I'm reading Charles Wilkins' The Circus at the Edge of the Earth*, which came out in 1998 and is the author's chronicle of the time he spent with the Great Wallenda Circus on a remote Canadian route. Anyway, this morning, I reached this paragraph about elephant trainer/handler Bobby Gibbs. I think you'll see why I felt I needed to share it here:
The ten-minute run to Zellers covered the first of many miles I would travel with him over the next month, and as we wheeled along May Street and Memorial Avenue, he revealed, among other things, that he read a book a day, that he sent twenty letters a week (I have received as many as four from him in a single delivery), and that, as a personal mission, he had journeyed every inch of the route of the Lewis and Clark expedition sent west to the Pacific from St. Louis by Thomas Jefferson in 1804. He had once, he reported consumed fifty White Castle hamburgers in a glutton contest in St. Paul, Minnesota.
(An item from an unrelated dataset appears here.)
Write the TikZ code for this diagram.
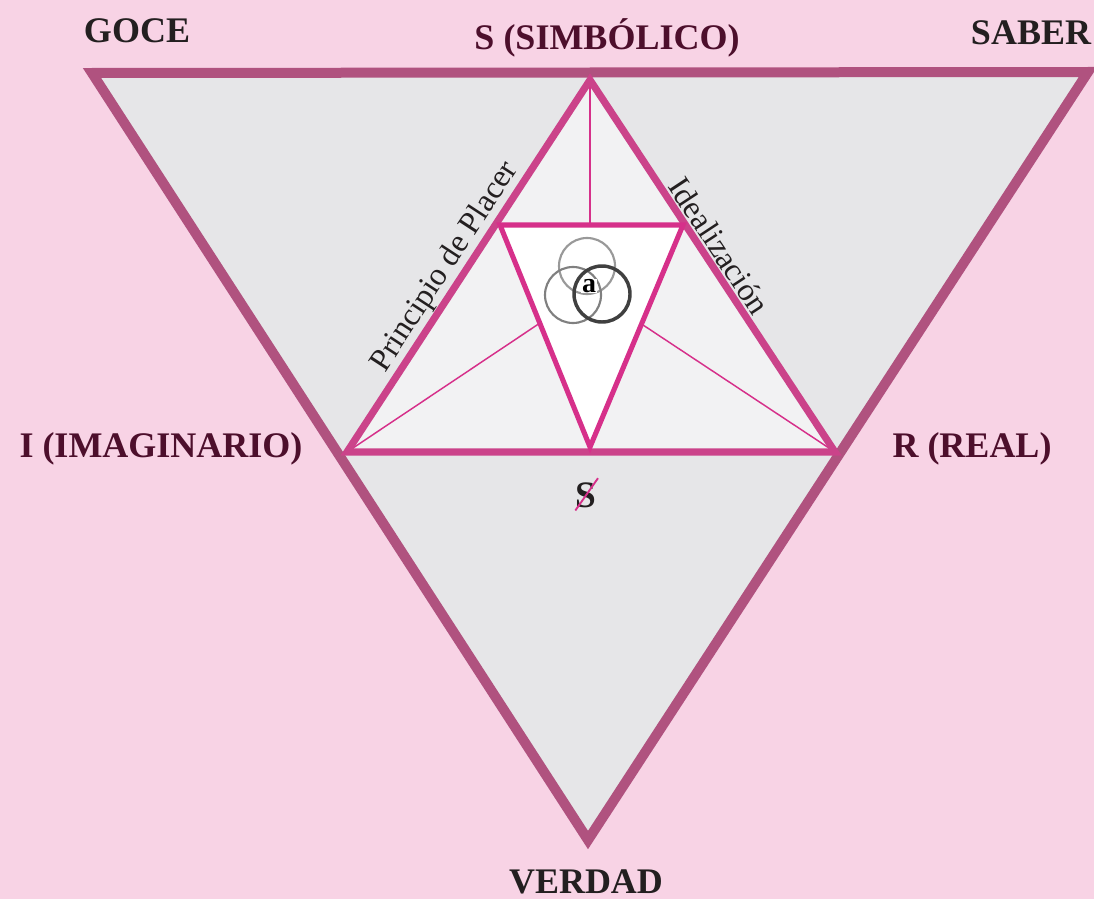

His musical cravings, he allowed, ran to gospel quartets and bandstand tuba, a taste he acquired from the writer and tuba player Daniel Pinkwater, who, for a number of months during the mid-1970s, worked as Bob's ring assistant and groom.
Needless to say if Daniel Pinkwater** wasn't already a personal hero (he is), this would have made him one.
*I might be playing with that circus idea I referenced in passing. Yes, I might.
**It has to be him, right? There can only be one Daniel Pinkwater, writer and tuba player. Or am I wrong?